START SUPPLIED INFORMATION

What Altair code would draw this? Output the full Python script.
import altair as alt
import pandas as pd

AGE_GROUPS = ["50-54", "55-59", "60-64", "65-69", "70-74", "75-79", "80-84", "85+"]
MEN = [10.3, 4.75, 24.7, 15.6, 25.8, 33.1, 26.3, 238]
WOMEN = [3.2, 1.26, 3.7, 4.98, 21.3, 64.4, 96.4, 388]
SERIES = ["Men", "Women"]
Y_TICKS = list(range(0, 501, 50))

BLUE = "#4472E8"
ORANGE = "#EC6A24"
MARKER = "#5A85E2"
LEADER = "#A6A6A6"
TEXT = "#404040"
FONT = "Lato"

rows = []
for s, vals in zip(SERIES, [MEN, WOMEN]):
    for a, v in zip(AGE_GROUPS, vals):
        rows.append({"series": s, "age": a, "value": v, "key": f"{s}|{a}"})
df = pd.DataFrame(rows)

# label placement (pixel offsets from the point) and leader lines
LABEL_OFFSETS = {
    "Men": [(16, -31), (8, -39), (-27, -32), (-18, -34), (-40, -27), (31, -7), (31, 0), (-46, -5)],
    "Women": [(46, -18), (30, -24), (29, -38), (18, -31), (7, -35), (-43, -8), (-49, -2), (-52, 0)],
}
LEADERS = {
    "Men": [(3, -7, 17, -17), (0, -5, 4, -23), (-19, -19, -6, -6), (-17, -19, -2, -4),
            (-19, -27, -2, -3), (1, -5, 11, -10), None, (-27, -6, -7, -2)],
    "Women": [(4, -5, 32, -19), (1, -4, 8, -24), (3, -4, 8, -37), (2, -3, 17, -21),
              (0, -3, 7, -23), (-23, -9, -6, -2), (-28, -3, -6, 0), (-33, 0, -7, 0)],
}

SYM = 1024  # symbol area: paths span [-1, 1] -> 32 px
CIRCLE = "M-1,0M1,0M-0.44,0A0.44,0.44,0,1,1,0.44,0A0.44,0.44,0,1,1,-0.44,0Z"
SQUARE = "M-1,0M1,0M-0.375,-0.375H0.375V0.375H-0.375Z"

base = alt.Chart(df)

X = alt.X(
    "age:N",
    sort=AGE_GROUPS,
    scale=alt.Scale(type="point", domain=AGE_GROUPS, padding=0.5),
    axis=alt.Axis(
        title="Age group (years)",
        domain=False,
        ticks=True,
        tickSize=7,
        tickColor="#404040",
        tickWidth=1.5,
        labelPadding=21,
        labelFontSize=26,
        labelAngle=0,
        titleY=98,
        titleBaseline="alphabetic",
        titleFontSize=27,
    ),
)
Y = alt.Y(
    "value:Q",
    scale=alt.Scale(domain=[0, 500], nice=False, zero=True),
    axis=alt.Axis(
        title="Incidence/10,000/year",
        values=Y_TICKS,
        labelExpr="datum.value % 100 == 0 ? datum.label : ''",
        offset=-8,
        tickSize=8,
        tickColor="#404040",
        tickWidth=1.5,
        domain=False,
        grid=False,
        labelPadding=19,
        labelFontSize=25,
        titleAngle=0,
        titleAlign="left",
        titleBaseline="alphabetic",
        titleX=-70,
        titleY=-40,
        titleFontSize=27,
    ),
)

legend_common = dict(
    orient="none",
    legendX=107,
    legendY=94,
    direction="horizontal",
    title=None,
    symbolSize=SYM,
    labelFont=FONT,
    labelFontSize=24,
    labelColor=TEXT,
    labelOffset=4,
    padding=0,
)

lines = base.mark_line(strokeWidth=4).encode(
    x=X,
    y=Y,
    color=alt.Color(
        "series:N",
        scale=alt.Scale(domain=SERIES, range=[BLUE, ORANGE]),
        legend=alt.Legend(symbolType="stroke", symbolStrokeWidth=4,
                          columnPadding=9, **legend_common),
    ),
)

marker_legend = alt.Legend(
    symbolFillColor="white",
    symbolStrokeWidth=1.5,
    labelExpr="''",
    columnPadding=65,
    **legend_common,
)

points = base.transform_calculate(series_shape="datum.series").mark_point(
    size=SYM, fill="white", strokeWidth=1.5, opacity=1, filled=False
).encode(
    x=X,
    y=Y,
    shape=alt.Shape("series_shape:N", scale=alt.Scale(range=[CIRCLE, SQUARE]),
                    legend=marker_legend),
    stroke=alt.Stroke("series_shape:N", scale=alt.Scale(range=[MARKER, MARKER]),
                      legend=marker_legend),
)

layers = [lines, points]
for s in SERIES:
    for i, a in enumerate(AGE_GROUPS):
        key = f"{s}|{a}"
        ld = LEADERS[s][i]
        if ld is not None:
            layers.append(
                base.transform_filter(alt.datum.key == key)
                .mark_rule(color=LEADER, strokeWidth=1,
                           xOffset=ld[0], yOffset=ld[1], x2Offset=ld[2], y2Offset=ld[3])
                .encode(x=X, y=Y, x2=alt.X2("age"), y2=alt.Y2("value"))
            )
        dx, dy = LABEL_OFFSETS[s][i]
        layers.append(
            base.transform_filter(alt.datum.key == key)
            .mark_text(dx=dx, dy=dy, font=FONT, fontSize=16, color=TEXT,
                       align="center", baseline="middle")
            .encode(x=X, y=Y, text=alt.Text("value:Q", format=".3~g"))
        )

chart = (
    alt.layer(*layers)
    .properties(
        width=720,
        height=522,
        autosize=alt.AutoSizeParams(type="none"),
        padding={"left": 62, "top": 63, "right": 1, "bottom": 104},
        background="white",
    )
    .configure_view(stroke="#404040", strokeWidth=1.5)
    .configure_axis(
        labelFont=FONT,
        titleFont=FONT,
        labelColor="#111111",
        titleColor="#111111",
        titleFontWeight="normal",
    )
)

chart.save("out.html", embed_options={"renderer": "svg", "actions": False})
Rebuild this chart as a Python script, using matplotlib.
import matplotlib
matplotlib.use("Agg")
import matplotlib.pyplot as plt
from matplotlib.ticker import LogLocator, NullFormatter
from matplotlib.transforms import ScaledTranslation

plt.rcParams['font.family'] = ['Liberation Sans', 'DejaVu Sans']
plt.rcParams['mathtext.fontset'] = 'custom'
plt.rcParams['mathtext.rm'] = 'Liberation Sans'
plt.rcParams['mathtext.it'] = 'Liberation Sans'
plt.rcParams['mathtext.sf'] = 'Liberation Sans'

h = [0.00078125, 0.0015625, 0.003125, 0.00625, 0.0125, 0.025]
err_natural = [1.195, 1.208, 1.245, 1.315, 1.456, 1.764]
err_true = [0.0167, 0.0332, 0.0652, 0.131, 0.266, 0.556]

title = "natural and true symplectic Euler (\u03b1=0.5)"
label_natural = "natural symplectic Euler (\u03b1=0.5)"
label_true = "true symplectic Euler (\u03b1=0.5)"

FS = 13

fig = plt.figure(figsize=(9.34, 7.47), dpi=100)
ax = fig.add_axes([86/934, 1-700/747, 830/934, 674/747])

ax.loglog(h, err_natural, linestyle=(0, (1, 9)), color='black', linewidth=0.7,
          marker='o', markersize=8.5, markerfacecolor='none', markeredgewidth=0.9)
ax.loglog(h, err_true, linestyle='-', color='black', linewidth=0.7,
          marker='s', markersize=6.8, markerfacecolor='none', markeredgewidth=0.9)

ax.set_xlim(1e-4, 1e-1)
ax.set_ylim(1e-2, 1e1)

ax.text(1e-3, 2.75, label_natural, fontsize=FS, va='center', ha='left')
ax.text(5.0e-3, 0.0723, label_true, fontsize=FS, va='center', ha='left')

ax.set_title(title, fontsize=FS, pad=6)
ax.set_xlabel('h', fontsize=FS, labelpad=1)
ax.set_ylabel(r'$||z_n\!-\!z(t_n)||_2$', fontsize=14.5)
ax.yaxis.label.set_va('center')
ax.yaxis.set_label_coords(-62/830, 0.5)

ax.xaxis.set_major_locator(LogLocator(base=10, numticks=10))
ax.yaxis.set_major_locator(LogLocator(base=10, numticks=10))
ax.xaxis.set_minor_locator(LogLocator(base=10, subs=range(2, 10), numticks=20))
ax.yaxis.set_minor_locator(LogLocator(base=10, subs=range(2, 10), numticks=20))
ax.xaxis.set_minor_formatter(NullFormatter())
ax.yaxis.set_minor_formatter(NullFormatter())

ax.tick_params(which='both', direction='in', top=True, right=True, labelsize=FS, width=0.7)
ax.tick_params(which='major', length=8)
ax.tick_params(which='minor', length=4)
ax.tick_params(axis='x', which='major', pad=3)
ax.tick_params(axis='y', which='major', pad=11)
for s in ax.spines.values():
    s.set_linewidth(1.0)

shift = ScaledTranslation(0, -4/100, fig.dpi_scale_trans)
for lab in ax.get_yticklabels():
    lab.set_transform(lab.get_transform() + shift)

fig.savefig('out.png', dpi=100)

END SUPPLIED INFORMATION

- _REQUIRED WORK_: Starting with the first line of the data above, copy each line exactly until you reach the line with "df = pd.DataFrame(rows)"; include that line as well.

- _RESPONSE BELOW_:
What Altair code would draw this? Output the full Python script.
import altair as alt
import pandas as pd

AGE_GROUPS = ["50-54", "55-59", "60-64", "65-69", "70-74", "75-79", "80-84", "85+"]
MEN = [10.3, 4.75, 24.7, 15.6, 25.8, 33.1, 26.3, 238]
WOMEN = [3.2, 1.26, 3.7, 4.98, 21.3, 64.4, 96.4, 388]
SERIES = ["Men", "Women"]
Y_TICKS = list(range(0, 501, 50))

BLUE = "#4472E8"
ORANGE = "#EC6A24"
MARKER = "#5A85E2"
LEADER = "#A6A6A6"
TEXT = "#404040"
FONT = "Lato"

rows = []
for s, vals in zip(SERIES, [MEN, WOMEN]):
    for a, v in zip(AGE_GROUPS, vals):
        rows.append({"series": s, "age": a, "value": v, "key": f"{s}|{a}"})
df = pd.DataFrame(rows)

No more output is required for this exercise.